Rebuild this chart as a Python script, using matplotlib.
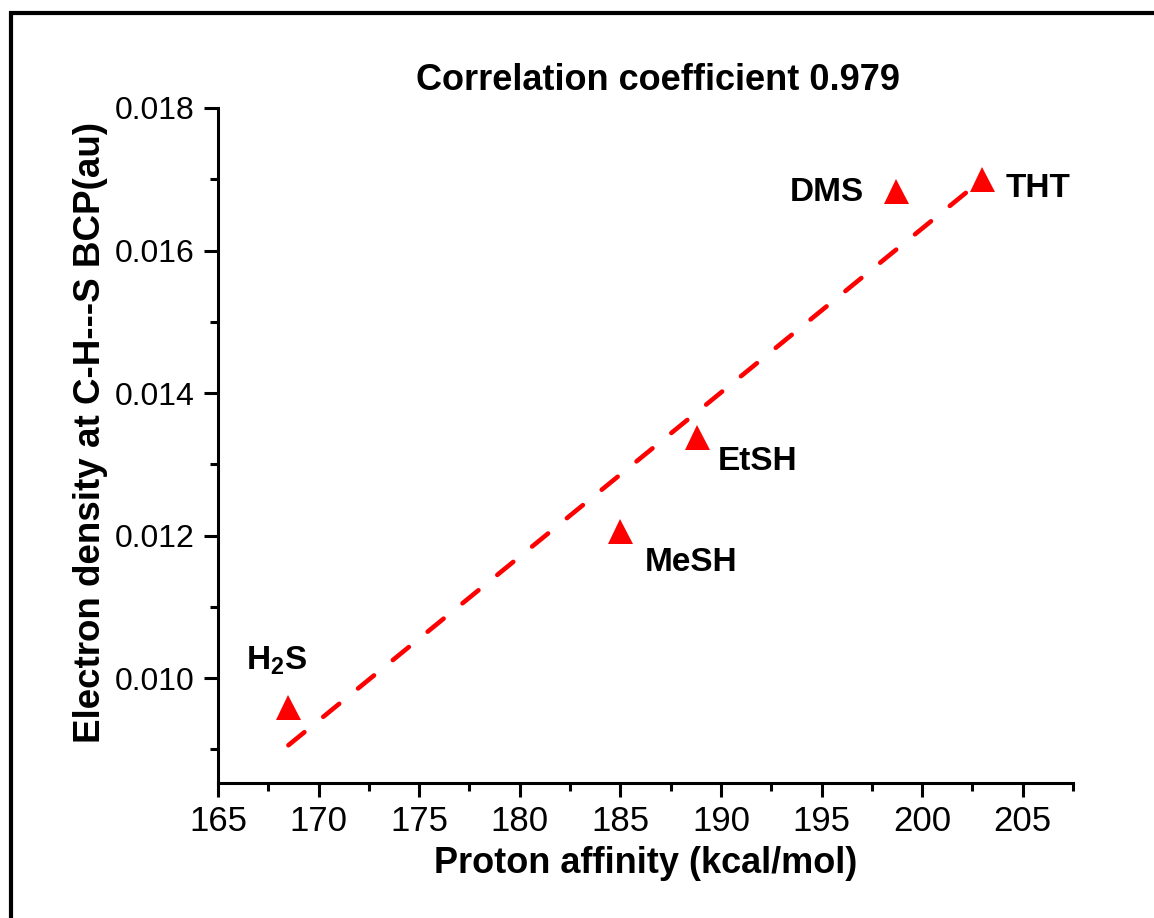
import numpy as np
import matplotlib
matplotlib.use("Agg")
import matplotlib.pyplot as plt
from matplotlib.patches import Rectangle
from matplotlib.ticker import MultipleLocator, FormatStrFormatter

plt.rcParams['font.family'] = ['Liberation Sans', 'DejaVu Sans']
plt.rcParams['mathtext.fontset'] = 'custom'
plt.rcParams['mathtext.rm'] = 'Liberation Sans'
plt.rcParams['mathtext.bf'] = 'Liberation Sans:bold'

# Data
molecules = [r"$\mathbf{H_2S}$", "MeSH", "EtSH", "DMS", "THT"]
proton_affinity = [168.5, 185.0, 188.8, 198.7, 203.0]        # kcal/mol
electron_density = [0.00960, 0.01207, 0.01338, 0.01684, 0.01701]  # au

# Linear fit line as drawn in the figure
fit_x = [168.5, 203.0]
fit_y = [0.00906, 0.01700]

# label offsets in pixels from each point
label_offsets = [(-12, 46), (71, -32), (61, -24), (-69, -2), (56, -10)]

RED = "#ff0000"

fig = plt.figure(figsize=(11.54, 9.18), dpi=100)
ax = fig.add_axes([218 / 1154, 1 - 783 / 918, (1073 - 218) / 1154, (783 - 108) / 918])

ax.plot(fit_x, fit_y, color=RED, lw=3.3, linestyle=(0, (4.5, 5.3)), dash_capstyle="round")
ax.plot(proton_affinity, electron_density, linestyle="none", marker="^",
        markersize=18, color=RED, markeredgewidth=0)

for name, x, y, off in zip(molecules, proton_affinity, electron_density, label_offsets):
    ax.annotate(name, (x, y), xytext=off, textcoords="offset pixels",
                ha="center", va="center", fontsize=24, fontweight="bold")

ax.set_xlim(165, 207.5)
ax.set_ylim(0.00853, 0.018)
ax.xaxis.set_major_locator(MultipleLocator(5))
ax.xaxis.set_minor_locator(MultipleLocator(2.5))
ax.yaxis.set_major_locator(MultipleLocator(0.002))
ax.yaxis.set_minor_locator(MultipleLocator(0.001))
ax.yaxis.set_major_formatter(FormatStrFormatter("%.3f"))

for side in ["top", "right"]:
    ax.spines[side].set_visible(False)
for side in ["left", "bottom"]:
    ax.spines[side].set_linewidth(2.2)
ax.tick_params(which="major", length=10, width=2.2, labelsize=23, pad=7)
ax.tick_params(axis="x", which="major", labelsize=25, pad=6)
ax.tick_params(which="minor", length=5.5, width=2.2)

ax.set_xlabel("Proton affinity (kcal/mol)", fontsize=26, fontweight="bold")
ax.xaxis.set_label_coords(0.5, -0.094)
ax.set_ylabel("Electron density at C-H---S BCP(au)", fontsize=26.5, fontweight="bold")
ax.yaxis.set_label_coords(-0.129, 0.52)

fig.text(658 / 1154, 1 - 80 / 918, "Correlation coefficient 0.979",
         ha="center", va="center", fontsize=26, fontweight="bold")

# black frame around the figure (right and bottom run off the edge)
frame = Rectangle((11.5 / 1154, -0.2), 1.3, 1.2 - 13 / 918, transform=fig.transFigure,
                  fill=False, edgecolor="black", linewidth=3.0, clip_on=False)
fig.patches.append(frame)

fig.savefig("out.png", dpi=100)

SHORT EXERCISE:
Except for the pictures, copy the material above exactly.

EXERCISE RESULT:
Rebuild this chart as a Python script, using matplotlib.
import numpy as np
import matplotlib
matplotlib.use("Agg")
import matplotlib.pyplot as plt
from matplotlib.patches import Rectangle
from matplotlib.ticker import MultipleLocator, FormatStrFormatter

plt.rcParams['font.family'] = ['Liberation Sans', 'DejaVu Sans']
plt.rcParams['mathtext.fontset'] = 'custom'
plt.rcParams['mathtext.rm'] = 'Liberation Sans'
plt.rcParams['mathtext.bf'] = 'Liberation Sans:bold'

# Data
molecules = [r"$\mathbf{H_2S}$", "MeSH", "EtSH", "DMS", "THT"]
proton_affinity = [168.5, 185.0, 188.8, 198.7, 203.0]        # kcal/mol
electron_density = [0.00960, 0.01207, 0.01338, 0.01684, 0.01701]  # au

# Linear fit line as drawn in the figure
fit_x = [168.5, 203.0]
fit_y = [0.00906, 0.01700]

# label offsets in pixels from each point
label_offsets = [(-12, 46), (71, -32), (61, -24), (-69, -2), (56, -10)]

RED = "#ff0000"

fig = plt.figure(figsize=(11.54, 9.18), dpi=100)
ax = fig.add_axes([218 / 1154, 1 - 783 / 918, (1073 - 218) / 1154, (783 - 108) / 918])

ax.plot(fit_x, fit_y, color=RED, lw=3.3, linestyle=(0, (4.5, 5.3)), dash_capstyle="round")
ax.plot(proton_affinity, electron_density, linestyle="none", marker="^",
        markersize=18, color=RED, markeredgewidth=0)

for name, x, y, off in zip(molecules, proton_affinity, electron_density, label_offsets):
    ax.annotate(name, (x, y), xytext=off, textcoords="offset pixels",
                ha="center", va="center", fontsize=24, fontweight="bold")

ax.set_xlim(165, 207.5)
ax.set_ylim(0.00853, 0.018)
ax.xaxis.set_major_locator(MultipleLocator(5))
ax.xaxis.set_minor_locator(MultipleLocator(2.5))
ax.yaxis.set_major_locator(MultipleLocator(0.002))
ax.yaxis.set_minor_locator(MultipleLocator(0.001))
ax.yaxis.set_major_formatter(FormatStrFormatter("%.3f"))

for side in ["top", "right"]:
    ax.spines[side].set_visible(False)
for side in ["left", "bottom"]:
    ax.spines[side].set_linewidth(2.2)
ax.tick_params(which="major", length=10, width=2.2, labelsize=23, pad=7)
ax.tick_params(axis="x", which="major", labelsize=25, pad=6)
ax.tick_params(which="minor", length=5.5, width=2.2)

ax.set_xlabel("Proton affinity (kcal/mol)", fontsize=26, fontweight="bold")
ax.xaxis.set_label_coords(0.5, -0.094)
ax.set_ylabel("Electron density at C-H---S BCP(au)", fontsize=26.5, fontweight="bold")
ax.yaxis.set_label_coords(-0.129, 0.52)

fig.text(658 / 1154, 1 - 80 / 918, "Correlation coefficient 0.979",
         ha="center", va="center", fontsize=26, fontweight="bold")

# black frame around the figure (right and bottom run off the edge)
frame = Rectangle((11.5 / 1154, -0.2), 1.3, 1.2 - 13 / 918, transform=fig.transFigure,
                  fill=False, edgecolor="black", linewidth=3.0, clip_on=False)
fig.patches.append(frame)

fig.savefig("out.png", dpi=100)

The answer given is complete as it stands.